Authorship, Credit Attribution and Acknowledgement

Jian Hu was responsible for the key ideas, open source code and all experiments, as well as the first draft of the paper.

Siying Wang was responsible for the writing of the blog.

Siyang Jiang participated in writing the first draft of the paper.

Weixun Wang provided feedback on revisions.

Siyang Jiang was supported by the fund which aims to improve scientific research capability of key construction disciplines in Guangdong province “Light-weight federal learning paradigm and its application” (No:2022ZDJS058) and Foundation for Distinguished Young Talents in Higher Education of Guangdong, China. (NO. 2022KQNCX084)

Appendix

A Pseudo-code of AC-MIX

In this subsection, we show the pseudo-code for the training procedure of AC-MIX. (1) Training the critic network with offline samples and 1-step TD error loss improves the sample efficiency for critic networks; (2) We find that policy networks are sensitive to old sample reuse. Training policy networks end-to-end and critic with TD($\lambda$) and online samples improve the learning stability of AC-MIX.

B HYPERPARAMETERS

In this subsection, we present our hyperparameters tuning process. We get the optimal hyperparameters for each algorithm by grid search, shown in Table 3.
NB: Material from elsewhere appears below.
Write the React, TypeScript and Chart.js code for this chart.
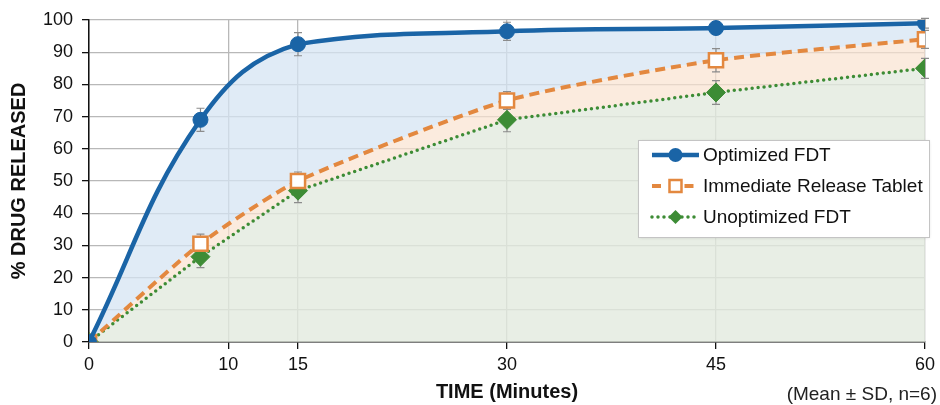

Table 3: Hyperparameters Search on SMAC. The bold type indicates the selected hyperparameters.

Tricks	QMIX	AC-MIX
Optimizer	Adam,RMSProp	Adam,RMSProp
Learning Rates	0.0005, 0.001	0.0005, 0.001
Batch Size (episodes)	32, 64, 128	32, 64
Replay Buffer Size	5000, 10000, 20000	2000, 5000, 10000
Q(λ)/TD(λ)	0, 0.3, 0.6, 0.9	0.3, 0.6, 0.8
Entropy/Adaptive Entropy	-	0.005, 0.01, 0.03, 0.06
ε Anneal Steps	50K, 100K, 500K, 1000K	-

Rollout Processes Number. For SMAC, 8 rollout processes for parallel sampling are used to obtain as many samples as possible from the environments at a high rate. And 4 rollout processes are used for Predator-Prey-2.

Other Settings. We set all discount factors $\gamma$ = 0.99. We update the target network every 200 episodes.